Luciano Huck citou o canto da sereia de Ulisses para começar a explicação, em artigo, sobre os motivos que o levaram a não se candidatar a presidente em 2018. Admitiu que o encanto presidencial o perseguiu nos últimos meses, que o som vinha “inclusive” de dentro dele. E que foi salvo da tentação pela família.

Pode parecer desculpa esfarrapada, mas não é.

Huck não é o santo pintado por alguns, nem o demônio da Globo mencionado por outros. Ao que consta, tem uma família estruturada, é bem-sucedido nos negócios e na carreira de apresentador de televisão. Abrir mão de tudo isso para se aventurar em um ambiente emporcalhado como o da política exige uma tensa mistura de abnegação, coragem, ambição.

No fundo, no fundo, o que mais parece apavorar Huck não é a pancadaria que viria na campanha. É o fato de que ele realmente teria chance de vitória. O que fazer depois de ser presidente? É possível tirar a política brasileira do caos só com a faixa no peito? Quem estaria disposto a entrar no barco para ajudar nesse processo de renovação? Como lidar com um Congresso que não vai mudar de prática do dia para a noite?

Além desses dilemas futuros, há os problemas do presente. Huck já está com um pé na política, ajudando um movimento de renovação chamado Agora. Quando ensaiou colocar o outro pé, tomou um choque de realidade.

Para concorrer, precisaria se filiar a um partido político. Conversou com o PPS, que topou até trocar de nome para recebê-lo. Nanico, o partido ofereceria menos de 20 segundos de propaganda partidária.

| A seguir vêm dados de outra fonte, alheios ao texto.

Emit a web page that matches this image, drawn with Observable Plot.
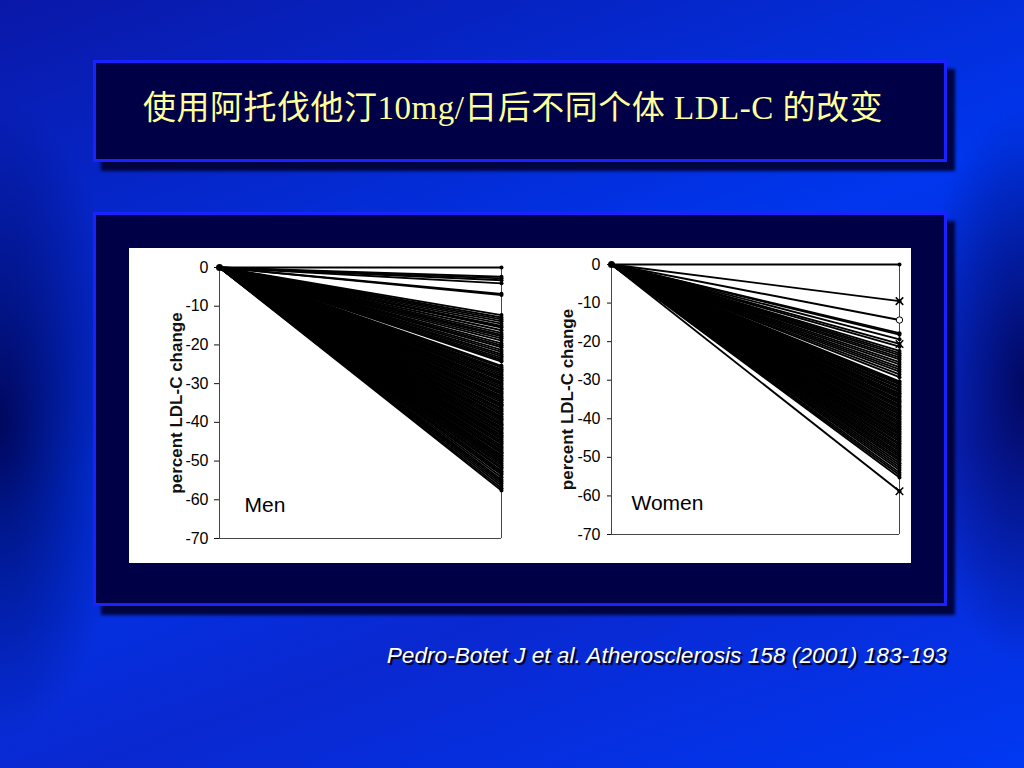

Para trazer mais gente para a coligação, seria necessário negociar – e negociação de chapas no Brasil é feita daquele jeito que a Lava Jato joga todos os dias na nossa cara.

Nem mesmo um nome competitivo como Huck (ou qualquer outro que venha a aparecer) ganharia a eleição sem se submeter ao jogo sujo das regras eleitorais brasileiras. Lula, que lidera com folga as pesquisas, beija desavergonhadamente a mão de caudilhos do PMDB que foram essenciais para a queda de Dilma Rousseff. Jair Bolsonaro, o segundo colocado, vai usar a carcaça de um partido fisiológico como PEN para criar o Patriota e fingir que tudo está normal.

O PSDB, antes um gigante, junta os cacos de uma briga interna que mostra o quanto o nome escolhido, provavelmente Geraldo Alckmin, ficará refém do legado do quase-presidiário Aécio Neves. Marina Silva, que já beijou a mão de Lula e de Aécio, sabe decorada a cartilha de conchavos necessários para botar uma coligação de pé e não ser esmagada, como foi pelo PT no primeiro turno de 2014.

Nessa bagunça generalizada, os porquês de Huck são fáceis de decifrar. O assustador é o quanto eles expõem a realidade política brasileira. Em uma eleição em que todas as pesquisas indicam a sede pelo novo, o novo é praticamente impossível.

Não que Huck fosse o presidente ideal (particularmente, não que seja nem um candidato ideal). Mas se nem ele, que tem dinheiro fama e contatos topou entrar na fogueira, dificilmente outro nome do mesmo porte vai entrar. Ao que tudo indica, temos grandes chances de passar 2018 discutindo os escombros da Lava Jato, o legado da ditadura militar e a oportunidade de debater um futuro sólido, que não seja apenas um canto de sereia.